The perfect getaway to Huaraz, Peru

Luchenski’s hike to Laguna 69 .
Credit: 
Supplied by Lauren Luchenski

Before the start of the school year, my boyfriend and I wrapped up our summer jobs a little early and packed our bags for one last summer adventure to Peru.

My boyfriend headed for Peru before me to do some surfing in the northern regions, and I was to join him shortly after. 

I landed in Lima, Peru’s capital, and spent the next day exploring the Miraflores District — an upscale part of city — which included a solo picnic while watching the sunset over the Pacific Ocean.

After my day in Miraflores, it was time for the next phase of my journey. My boyfriend and I decided to meet in Huaraz, a fairly large mountainous city in the Andes at 10,000 feet above sea level.

That night, I boarded a luxury bus, complete with comfy seats reclining 180 degrees, for an eight-hour journey into the mountains. After some nausea and brief moments of sleep, the bus came to a stop — an hour earlier than expected.

It was 5 a.m. when I arrived and the sun hadn’t risen yet. The only thing I could see were women selling sweaters, hats and mittens outside the bus stop.

I waited outside for about an hour. It was cold; I could see my breath and wished that I was wearing more than a sweater and rain jacket. The locals looked like they were dressed for Kingston in January.

But as the sun rose, so did the temperature. I saw my first memorable view of the trip as the sun poured over the Andes, bringing the city into view. Local businesses lining wide streets filled with people on their way to work and school, as well as cars anxiously working their way through traffic, emerged at the forefront of the mountain range.  

I was relieved when I finally saw a familiar face in all the hustle and bustle. Complete with his six-foot surfboard and a giant red backpack, I saw my boyfriend wave at me from across the street, holding a piece of paper with my name on it like an airport porter.

Then it was time to go hostel searching. We walked around the city, not entirely sure where to find the hostel we were looking for. After half an hour of fruitless wandering, we finally admitted defeat and hailed a taxi.

Our hostel, Hospitage Ezama, had three floors. On the third floor was an outdoor kitchen and a wrap-around balcony with an awesome view — mountain peaks wherever you looked. I’d never woken up to the sight of mountains outside my window before, but its definitely something I could get used to.

Over the first few days, we spent quite some time planning a trek through the Andes. Trekking is a popular tourist attraction in Huaraz.

We agreed to do the Santa Cruz trek — four days in the mountains with nothing to do but hike and camp. As a warm-up, we decided to do a one-day hike to a glacier lake called Laguna 69.

To get to the glacier lake, we had to squish into a crammed bus with six locals and drive through a rough terrain for two hours.

As soon as we got off the bus in the late morning, we began our trek. It started off perfectly. The beautiful views of turquoise lakes, meadow-like grass and mountains looked surreal.  

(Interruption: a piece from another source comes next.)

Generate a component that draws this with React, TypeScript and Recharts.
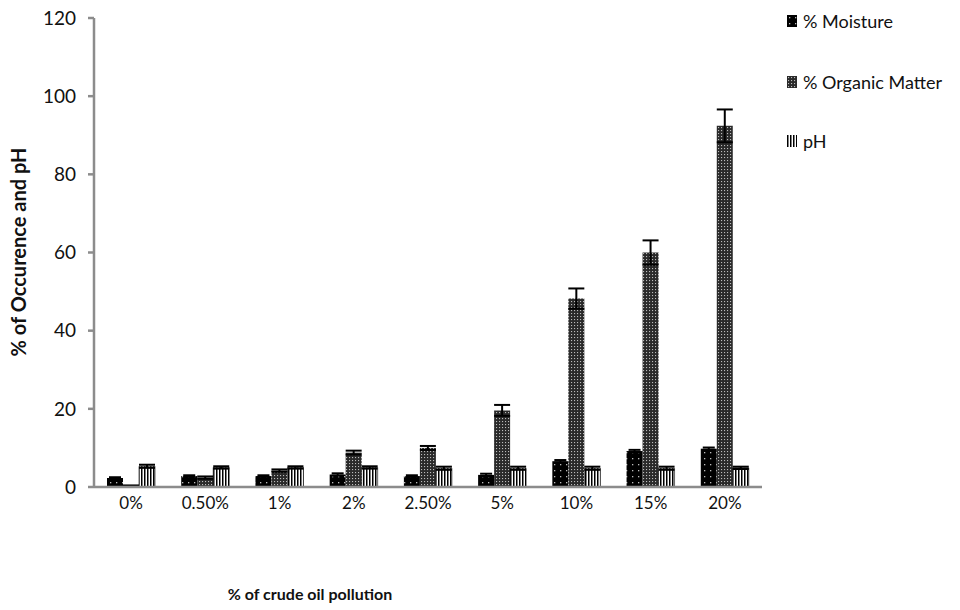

As our journey progressed, we began to tire. Up and down the mountainsides, across rivers, through mud and meadows – the hike seemed endless.

To say that I was becoming impatient would have been an understatement. I felt like a six year old constantly asking the trekking guides, “are we there yet?”

Six hours of hiking later, we arrived at Laguna 69. I can confidently say that it was the coolest thing I’ve ever seen in my life. Literally so, considering the water was ice cold, crystal clear, turquoise blue and surrounded by mountains. The scenery was worth every step.

The view at Laguna 69.

After another three hours of hiking back to our van, we walked through a large field, wild donkeys and horses walking alongside us. Upon our return to Huaraz, we were hungry and very tired. Over beers and hamburgers we decided that as magnificent as trekking was, it just wasnt our thing.

We cancelled our plans for a four-day trek and headed to the coast to do something that we were better suited for — surfing.  We spent the last few days of our trip relaxing by the ocean, living off pancakes and forgetting about the schoolwork that was waiting for us back in Canada.

Luchenski’s boyfriend suited up to surf Peru’s coast.